ALPR testing began in July 2013, followed by a January 2014 community survey to assess the positives and negatives. Charged with providing six-month updates to the Lafayette council, the CPC reported on site visits with the Antioch, Pittsburg and San Pablo police to learn about their closed circuit television (CCTV) systems, which monitor specific intersections or other key community areas. CPC members also learned about Piedmont's ALPR system. With costs for those running about $600,000, they then studied how cameras might be sparingly placed in Lafayette to help solve residential burglaries, and decided three layers of security should be created.
"The first layer starts with the resident's house," said Christensen, who strongly advised all Lamorindans to install both alarms and cameras. The second layer includes "community camera systems - taking neighborhoods that want to have camera systems, getting the neighbors together themselves to pool their resources to install a camera system within their community itself." Both high quality and very affordable, each camera typically photographs a single block.
"We also began a process with our businesses in the community to have them install camera systems that not only surveil their business, but also surveil the roadways out in front of their business," he said. Running data obtained from high resolution cameras through ALPR devices, some Lafayette businesses can now "actually go through and record license plates themselves for vehicles that come up to their business or go by their business out on the roadway."
Finally, said Christensen, are the "neighborhood camera systems which create that third layer of security, which are what you've heard about - the motion-activated cameras or the Reconyx cameras themselves. Every month we report to our Crime Prevention Commission about the use of the cameras, about the data we're using, about problems we've seen, about crimes that we've solved with it."
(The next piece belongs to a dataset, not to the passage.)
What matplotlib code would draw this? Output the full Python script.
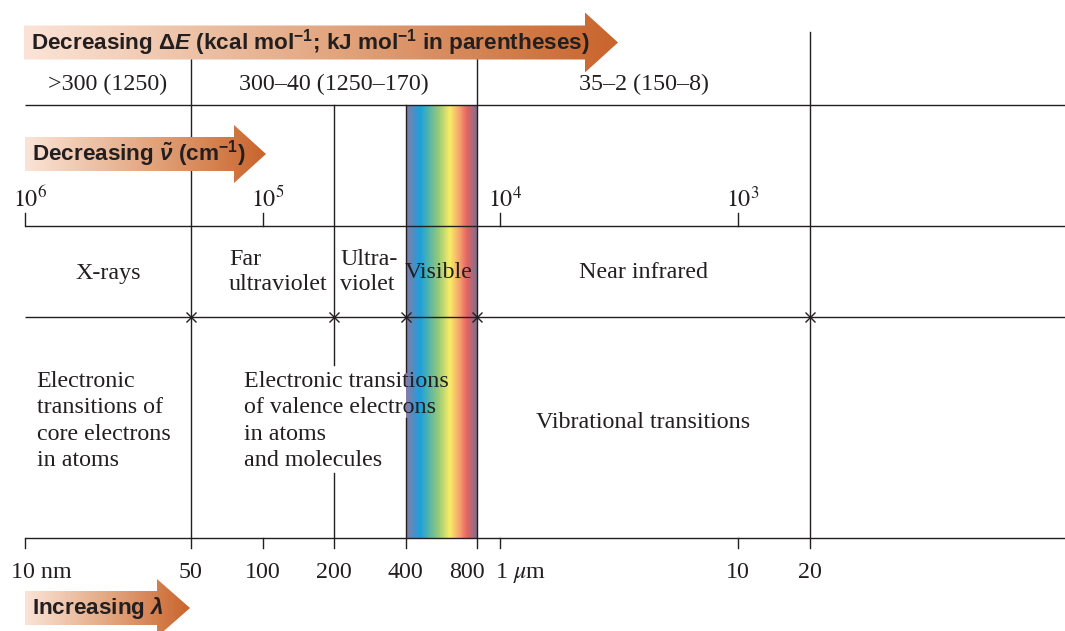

After early testing, said Christensen, it was easier to identify areas where crimes were occurring. In February 2014, they bought enough cameras to go through and surround those specific neighborhoods. "No one could get into and out of that neighborhood without us knowing," he said.
"It seems to be enormously effective," said Moraga Vice Mayor Mike Metcalf, who asked about the expense. Christensen estimated that Lafayette has used roughly $70,000 for one portable and three mounted ALPR systems and $30,000 for the 40 Reconyx cameras scattered throughout Lafayette, plus the student worker who maintains those. In response to Orinda Vice Mayor Victoria Smith's query about cameras as deterrents, Christensen said he believes arrestees tell each other about the crime photos they're seeing in Lafayette's booking area.
But some residents are concerned about Lamorinda's growing camera use. "Any information captured by Orinda ALPR readers, if we were to get them, would be shared, according to our police chief, with NCRIC - the Northern California Regional Intelligence Center," said Jack Paulus. "They then share this data with 15 surrounding counties who have a great many municipalities that have no privacy policies at all regarding this data.
"And the technology is prone to error," he said. "Because images are not always clear of obstructions - like fences and poles which appear like the number 1 in the scans. And false positives have led to innocent people being dragged out of their cars at gun point, such as Denise Green in San Francisco, which led to a huge lawsuit there - and to our own Ninth Circuit Court ruling that ALPR hits are insufficient evidence to even pull someone over."
When asked by Karl Richtenberg how many innocent people had been pulled over and whether there had been any false arrests or any kind of physical inconvenience suffered by citizens due to the ALPRs, Christensen answered obliquely. He explained that when the inside-car ALPR activates, the police officer receives an auditory alert with a picture of a vehicle that the machine just scanned. "In our department in the sheriff's office, that doesn't create probable cause to stop the vehicle - and our policy's very clear about that. And so what the officer then has to do is go through and then to take and run the license plate itself, do a registration check, have dispatch come back and tell them that there is a reason to stop the vehicle." On redirect by Orinda Mayor Steve Glazer, Christensen added that ALPR devices are mounted only on city parking enforcement vehicles, which are not allowed to stop cars or detain people.
Council members took no action since the Tri-Cities meeting was scheduled for informational purposes only. The Orinda City Council is tentatively scheduled to review the crime cam matter again at its first meeting in March.
The reports and meeting recordings are available on the City of Orinda's website: www.cityoforinda.org.